◆ **GIVEN DATA**
▬▬▬▬▬▬

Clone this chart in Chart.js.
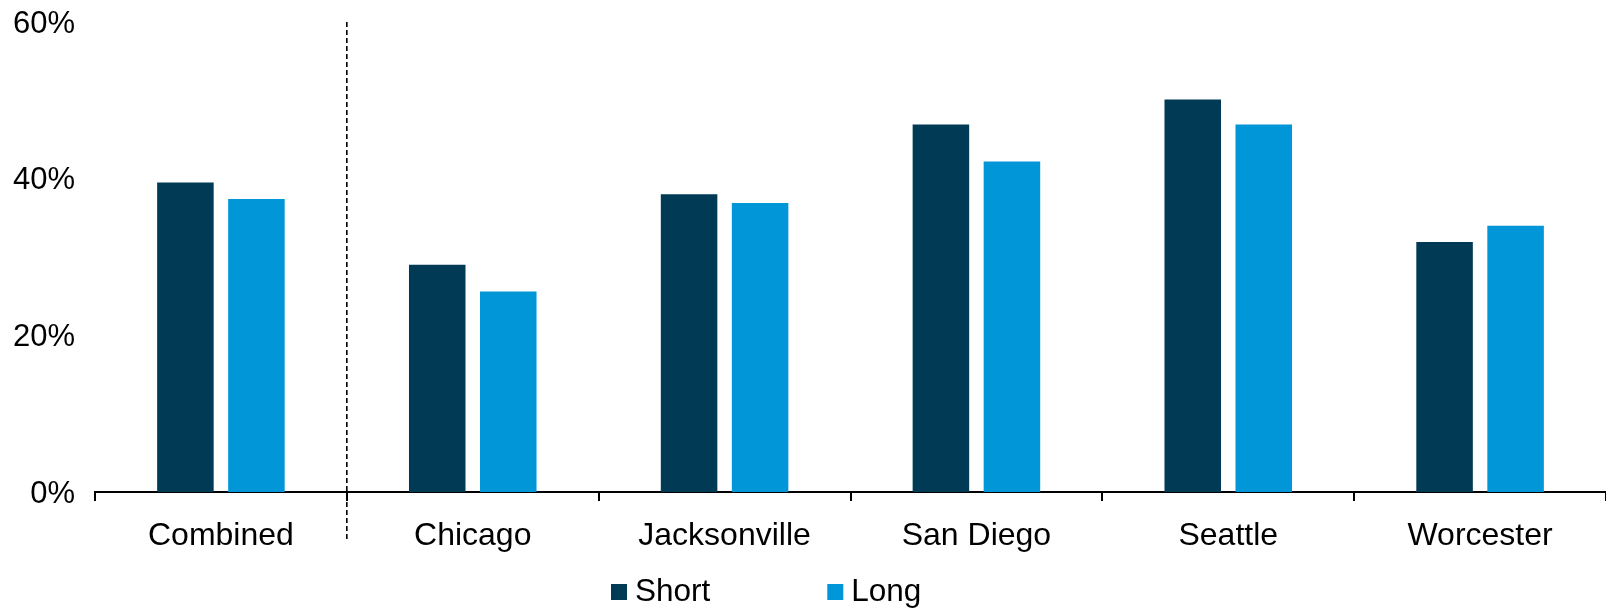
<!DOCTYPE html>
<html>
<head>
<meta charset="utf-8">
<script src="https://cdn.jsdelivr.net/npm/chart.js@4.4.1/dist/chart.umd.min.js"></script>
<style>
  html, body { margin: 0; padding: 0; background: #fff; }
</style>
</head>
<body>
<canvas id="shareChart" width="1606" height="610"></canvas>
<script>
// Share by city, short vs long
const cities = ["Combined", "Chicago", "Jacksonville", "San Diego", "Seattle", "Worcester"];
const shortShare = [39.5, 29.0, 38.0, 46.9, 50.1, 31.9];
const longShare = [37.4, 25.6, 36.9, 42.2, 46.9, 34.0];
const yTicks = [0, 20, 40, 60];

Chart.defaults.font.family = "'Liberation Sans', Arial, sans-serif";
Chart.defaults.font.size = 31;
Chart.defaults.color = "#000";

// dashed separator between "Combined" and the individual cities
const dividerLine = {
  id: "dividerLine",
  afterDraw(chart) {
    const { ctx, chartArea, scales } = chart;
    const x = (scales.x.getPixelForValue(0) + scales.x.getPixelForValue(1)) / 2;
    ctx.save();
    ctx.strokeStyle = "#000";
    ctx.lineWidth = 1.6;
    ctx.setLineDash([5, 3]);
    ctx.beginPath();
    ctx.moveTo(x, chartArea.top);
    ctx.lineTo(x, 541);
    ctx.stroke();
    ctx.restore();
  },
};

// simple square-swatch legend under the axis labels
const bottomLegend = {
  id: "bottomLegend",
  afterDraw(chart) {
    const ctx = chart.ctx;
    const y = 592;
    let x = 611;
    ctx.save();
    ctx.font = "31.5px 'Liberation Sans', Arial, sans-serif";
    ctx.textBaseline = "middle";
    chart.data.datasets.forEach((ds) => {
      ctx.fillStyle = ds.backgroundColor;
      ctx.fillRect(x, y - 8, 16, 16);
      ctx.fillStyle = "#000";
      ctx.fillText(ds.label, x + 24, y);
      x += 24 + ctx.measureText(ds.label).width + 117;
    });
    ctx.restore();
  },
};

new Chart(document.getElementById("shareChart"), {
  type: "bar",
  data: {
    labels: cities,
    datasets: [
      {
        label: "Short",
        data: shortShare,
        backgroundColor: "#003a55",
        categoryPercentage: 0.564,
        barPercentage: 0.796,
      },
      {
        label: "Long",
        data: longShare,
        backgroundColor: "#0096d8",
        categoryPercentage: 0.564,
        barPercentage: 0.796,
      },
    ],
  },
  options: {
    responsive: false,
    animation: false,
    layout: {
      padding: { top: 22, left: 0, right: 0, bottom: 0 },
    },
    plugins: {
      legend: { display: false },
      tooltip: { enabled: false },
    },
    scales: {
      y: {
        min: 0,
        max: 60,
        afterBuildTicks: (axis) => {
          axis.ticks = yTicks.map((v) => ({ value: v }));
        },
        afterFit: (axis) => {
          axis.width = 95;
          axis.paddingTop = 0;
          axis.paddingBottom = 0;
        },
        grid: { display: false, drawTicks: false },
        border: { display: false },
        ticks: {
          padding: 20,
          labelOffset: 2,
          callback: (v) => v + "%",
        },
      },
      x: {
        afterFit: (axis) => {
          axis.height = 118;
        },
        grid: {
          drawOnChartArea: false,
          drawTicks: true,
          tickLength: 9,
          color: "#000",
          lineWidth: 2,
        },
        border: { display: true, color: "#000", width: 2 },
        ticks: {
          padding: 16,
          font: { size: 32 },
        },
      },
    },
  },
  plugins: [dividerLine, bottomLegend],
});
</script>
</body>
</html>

▬▬▬▬▬▬

◆ **TASK INSTRUCTIONS**
Up to and including the line containing "const yTicks = [0, 20, 40, 60];", repeat every line from the start of the data, but none of the pictures.

◆ **RESPONSE BELOW**
Clone this chart in Chart.js.
<!DOCTYPE html>
<html>
<head>
<meta charset="utf-8">
<script src="https://cdn.jsdelivr.net/npm/chart.js@4.4.1/dist/chart.umd.min.js"></script>
<style>
  html, body { margin: 0; padding: 0; background: #fff; }
</style>
</head>
<body>
<canvas id="shareChart" width="1606" height="610"></canvas>
<script>
// Share by city, short vs long
const cities = ["Combined", "Chicago", "Jacksonville", "San Diego", "Seattle", "Worcester"];
const shortShare = [39.5, 29.0, 38.0, 46.9, 50.1, 31.9];
const longShare = [37.4, 25.6, 36.9, 42.2, 46.9, 34.0];
const yTicks = [0, 20, 40, 60];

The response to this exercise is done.